Toy Story 4 is a soulless entity that walks upon the hollow ground of a masterful trilogy with a sole purpose to make money and nothing else. A testament to both Pixar’s and Disney’s reputation concerning their recent cinematic efforts in the last decade. With every remarkable feature in the vein of Coco, audiences are treated to another subpar Cars entry or a Disney+ series that elaborates on preexisting material. It is this cyclical unoriginal nature that is consuming the talent available at Pixar. The studio was once a staple of unique originality that defined a genre for decades only to succumb to monetary greed and repetition. Toy Story 4 is a regurgitated and redundant entry into a franchise that repeats every emotional and narrative beat audiences have seen before.
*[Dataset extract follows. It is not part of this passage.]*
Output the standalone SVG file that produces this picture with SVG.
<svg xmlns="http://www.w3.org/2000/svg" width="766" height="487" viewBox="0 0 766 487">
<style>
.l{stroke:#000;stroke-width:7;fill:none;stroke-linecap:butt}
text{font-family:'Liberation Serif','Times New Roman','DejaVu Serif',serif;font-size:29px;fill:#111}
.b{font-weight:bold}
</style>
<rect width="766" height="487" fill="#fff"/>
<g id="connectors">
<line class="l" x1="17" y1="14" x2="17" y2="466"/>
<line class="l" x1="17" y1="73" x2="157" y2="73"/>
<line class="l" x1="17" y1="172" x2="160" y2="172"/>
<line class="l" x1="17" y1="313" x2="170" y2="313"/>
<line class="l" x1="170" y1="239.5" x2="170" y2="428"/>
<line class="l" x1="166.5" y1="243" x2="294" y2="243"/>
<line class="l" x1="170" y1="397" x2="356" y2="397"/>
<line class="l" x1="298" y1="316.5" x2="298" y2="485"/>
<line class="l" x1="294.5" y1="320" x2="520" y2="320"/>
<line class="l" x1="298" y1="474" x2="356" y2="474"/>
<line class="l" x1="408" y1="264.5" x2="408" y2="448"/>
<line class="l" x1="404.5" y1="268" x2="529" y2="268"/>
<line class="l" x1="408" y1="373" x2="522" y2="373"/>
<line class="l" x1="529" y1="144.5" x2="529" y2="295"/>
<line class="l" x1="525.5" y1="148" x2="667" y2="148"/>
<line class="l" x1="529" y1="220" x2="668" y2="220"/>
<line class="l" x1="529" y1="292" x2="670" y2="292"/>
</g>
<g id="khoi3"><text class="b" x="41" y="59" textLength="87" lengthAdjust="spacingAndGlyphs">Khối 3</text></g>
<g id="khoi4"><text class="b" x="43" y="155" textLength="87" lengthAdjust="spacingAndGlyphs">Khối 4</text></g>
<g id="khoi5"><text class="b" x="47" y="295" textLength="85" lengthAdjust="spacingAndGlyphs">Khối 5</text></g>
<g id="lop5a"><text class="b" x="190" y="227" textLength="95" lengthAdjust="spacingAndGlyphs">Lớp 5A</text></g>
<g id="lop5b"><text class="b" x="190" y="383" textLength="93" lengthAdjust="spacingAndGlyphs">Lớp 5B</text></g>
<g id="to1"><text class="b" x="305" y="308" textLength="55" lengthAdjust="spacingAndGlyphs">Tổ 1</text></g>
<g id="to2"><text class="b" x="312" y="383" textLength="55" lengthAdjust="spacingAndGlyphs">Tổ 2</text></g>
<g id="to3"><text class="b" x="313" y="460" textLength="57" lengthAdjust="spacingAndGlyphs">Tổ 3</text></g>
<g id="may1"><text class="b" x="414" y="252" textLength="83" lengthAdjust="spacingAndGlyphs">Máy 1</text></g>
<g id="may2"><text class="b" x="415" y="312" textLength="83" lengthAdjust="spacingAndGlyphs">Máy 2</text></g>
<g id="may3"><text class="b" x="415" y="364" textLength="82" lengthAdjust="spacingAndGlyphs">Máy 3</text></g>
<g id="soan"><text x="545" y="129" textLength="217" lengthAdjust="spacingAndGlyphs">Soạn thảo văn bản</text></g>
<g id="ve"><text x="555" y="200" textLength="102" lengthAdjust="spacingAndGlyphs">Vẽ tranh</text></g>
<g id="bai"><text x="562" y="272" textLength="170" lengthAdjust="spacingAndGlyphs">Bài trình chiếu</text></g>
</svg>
Not only the franchise itself but also within the genre.

There is very little entertainment value. Keanu Reeves steals the show as Duke Caboom, Canada’s greatest stunt man. The character does not have a traditional arc, only scenes that occupy the running time with a form of underdeveloped entertainment value. The original cast is bizarrely absent from proceedings. The one aspect of this feature that’s obvious from the get-go is that this is Woody’s film, first and anything else is a bonus.

Newcomer Tony Hale’s voice role as Forkie is at least entertaining. They are adding humour but not considerable layers or weight. The original characters in the film, of whom we have seen develop over the last twenty-four years, have butchered arcs. Joan Cusack’s Jessie is none existent throughout. Tim Allen’s Buzz Lightyear has no screen-time, and all personality ceases to exist, aside from a couple of cutaway lines and background noise.

The emotional beats are weak, anti-climatic and underwhelming. Bizarre that this occurs in a Toy Story feature but that a Pixar creation flops with the emotional weight and gravitas of its narrative is devastating. The emotional climax of the film is a misaligned element that falls short of instigating a captivating crux of emotional turmoil and sentiment.

Audiences have seen it all before, and the result does not hit the calculated heights intended. Narrative rhythms and character motifs are visible and predictable from a mile away. The intended target audience will be one step ahead of the curve concerning threads that are presented in the most on the nose manner. The humour is hit, and miss and the emotional value of characters do not particularly align with the series motifs.

Josh Cooley’s film inhabits a compelling exhibition of animation. Throughout the feature, audiences are blessed with a staggering level of mesmerising quality. Fabrics and plastics look outrageously photorealistic in no matter which sequence the image on screen looks extraordinary with a tremendous level of detail. Looks, however, can only get the films so far and even with the terrific craft on show Toy Story 4 is a weak Pixar entry and an ordinarily dull Disney entry.

Toy Story 4 is released digitally on October 1st 2019.